* Source data
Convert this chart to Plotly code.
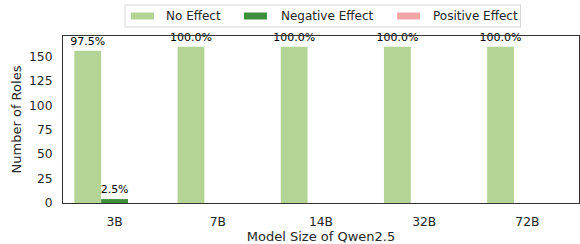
import plotly.graph_objects as go

categories = ["3B", "7B", "14B", "32B", "72B"]
no_effect = [156, 160, 160, 160, 160]
negative_effect = [4, 0, 0, 0, 0]
positive_effect = [0, 0, 0, 0, 0]
series_names = ["No Effect", "Negative Effect", "Positive Effect"]
colors = ["#b3d495", "#3c8f3c", "#f2a6a6"]
y_ticks = [0, 25, 50, 75, 100, 125, 150]

series = [no_effect, negative_effect, positive_effect]
totals = [sum(v) for v in zip(*series)]

W, H = 580, 244
ML, MR, MT, MB = 63, 1, 36, 41
PW, PH = W - ML - MR, H - MT - MB


def px_x(x):
    return (x - ML) / PW


def px_y(y):
    return (H - MB - y) / PH


fig = go.Figure()
for name, vals, col in zip(series_names, series, colors):
    texts = [f"{v / t * 100:.1f}%" if v > 0 else "" for v, t in zip(vals, totals)]
    fig.add_trace(go.Bar(
        x=categories, y=vals, name=name, marker=dict(color=col, line=dict(width=0)),
        text=texts, textposition="outside", cliponaxis=False, constraintext="none",
        textfont=dict(size=11, color="black", family="DejaVu Sans"),
        showlegend=False,
    ))

# manual legend (matplotlib style, wide swatches)
shapes = [dict(type="rect", xref="paper", yref="paper",
               x0=px_x(125), x1=px_x(520.5), y0=px_y(27), y1=px_y(5),
               line=dict(color="#d6d6d6", width=1), fillcolor="white", layer="above")]
annotations = []
sw_x = [131, 244, 397]
tx_x = [164, 278.7, 430.7]
for name, col, sx, tx in zip(series_names, colors, sw_x, tx_x):
    shapes.append(dict(type="rect", xref="paper", yref="paper",
                       x0=px_x(sx), x1=px_x(sx + 23), y0=px_y(19.5), y1=px_y(12.5),
                       line=dict(width=0), fillcolor=col, layer="above"))
    annotations.append(dict(xref="paper", yref="paper", x=px_x(tx), y=px_y(16),
                            xanchor="left", yanchor="middle", showarrow=False,
                            text=name, font=dict(size=12, color="#262626")))

fig.update_layout(
    width=W, height=H,
    margin=dict(l=ML, r=MR, t=MT, b=MB, autoexpand=False),
    barmode="group", bargap=0.22, bargroupgap=0,
    plot_bgcolor="white", paper_bgcolor="white",
    font=dict(family="DejaVu Sans", size=12, color="#262626"),
    showlegend=False, shapes=shapes, annotations=annotations,
)
fig.update_xaxes(
    title=dict(text="Model Size of Qwen2.5", standoff=1, font=dict(size=13)),
    range=[-0.5, 4.5], showline=True, linecolor="#333333", linewidth=1, mirror=True,
    ticks="outside", ticklen=7, tickcolor="rgba(0,0,0,0)", tickfont=dict(size=12.3),
    showgrid=False, automargin=False,
)
fig.update_yaxes(
    title=dict(text="Number of Roles", standoff=4, font=dict(size=13)),
    range=[0, 171], tickvals=y_ticks, showline=True, linecolor="#333333", linewidth=1,
    mirror=True, ticks="outside", ticklen=7, tickcolor="rgba(0,0,0,0)",
    tickfont=dict(size=12.3), showgrid=False, zeroline=False, automargin=False,
)

fig.write_html("out.html", config={"displayModeBar": False},
               post_script="document.body.style.margin='0';")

* Description of the task
Copy all the data exactly as written, but skip any picture.

* Result of the task
Convert this chart to Plotly code.
import plotly.graph_objects as go

categories = ["3B", "7B", "14B", "32B", "72B"]
no_effect = [156, 160, 160, 160, 160]
negative_effect = [4, 0, 0, 0, 0]
positive_effect = [0, 0, 0, 0, 0]
series_names = ["No Effect", "Negative Effect", "Positive Effect"]
colors = ["#b3d495", "#3c8f3c", "#f2a6a6"]
y_ticks = [0, 25, 50, 75, 100, 125, 150]

series = [no_effect, negative_effect, positive_effect]
totals = [sum(v) for v in zip(*series)]

W, H = 580, 244
ML, MR, MT, MB = 63, 1, 36, 41
PW, PH = W - ML - MR, H - MT - MB


def px_x(x):
    return (x - ML) / PW


def px_y(y):
    return (H - MB - y) / PH


fig = go.Figure()
for name, vals, col in zip(series_names, series, colors):
    texts = [f"{v / t * 100:.1f}%" if v > 0 else "" for v, t in zip(vals, totals)]
    fig.add_trace(go.Bar(
        x=categories, y=vals, name=name, marker=dict(color=col, line=dict(width=0)),
        text=texts, textposition="outside", cliponaxis=False, constraintext="none",
        textfont=dict(size=11, color="black", family="DejaVu Sans"),
        showlegend=False,
    ))

# manual legend (matplotlib style, wide swatches)
shapes = [dict(type="rect", xref="paper", yref="paper",
               x0=px_x(125), x1=px_x(520.5), y0=px_y(27), y1=px_y(5),
               line=dict(color="#d6d6d6", width=1), fillcolor="white", layer="above")]
annotations = []
sw_x = [131, 244, 397]
tx_x = [164, 278.7, 430.7]
for name, col, sx, tx in zip(series_names, colors, sw_x, tx_x):
    shapes.append(dict(type="rect", xref="paper", yref="paper",
                       x0=px_x(sx), x1=px_x(sx + 23), y0=px_y(19.5), y1=px_y(12.5),
                       line=dict(width=0), fillcolor=col, layer="above"))
    annotations.append(dict(xref="paper", yref="paper", x=px_x(tx), y=px_y(16),
                            xanchor="left", yanchor="middle", showarrow=False,
                            text=name, font=dict(size=12, color="#262626")))

fig.update_layout(
    width=W, height=H,
    margin=dict(l=ML, r=MR, t=MT, b=MB, autoexpand=False),
    barmode="group", bargap=0.22, bargroupgap=0,
    plot_bgcolor="white", paper_bgcolor="white",
    font=dict(family="DejaVu Sans", size=12, color="#262626"),
    showlegend=False, shapes=shapes, annotations=annotations,
)
fig.update_xaxes(
    title=dict(text="Model Size of Qwen2.5", standoff=1, font=dict(size=13)),
    range=[-0.5, 4.5], showline=True, linecolor="#333333", linewidth=1, mirror=True,
    ticks="outside", ticklen=7, tickcolor="rgba(0,0,0,0)", tickfont=dict(size=12.3),
    showgrid=False, automargin=False,
)
fig.update_yaxes(
    title=dict(text="Number of Roles", standoff=4, font=dict(size=13)),
    range=[0, 171], tickvals=y_ticks, showline=True, linecolor="#333333", linewidth=1,
    mirror=True, ticks="outside", ticklen=7, tickcolor="rgba(0,0,0,0)",
    tickfont=dict(size=12.3), showgrid=False, zeroline=False, automargin=False,
)

fig.write_html("out.html", config={"displayModeBar": False},
               post_script="document.body.style.margin='0';")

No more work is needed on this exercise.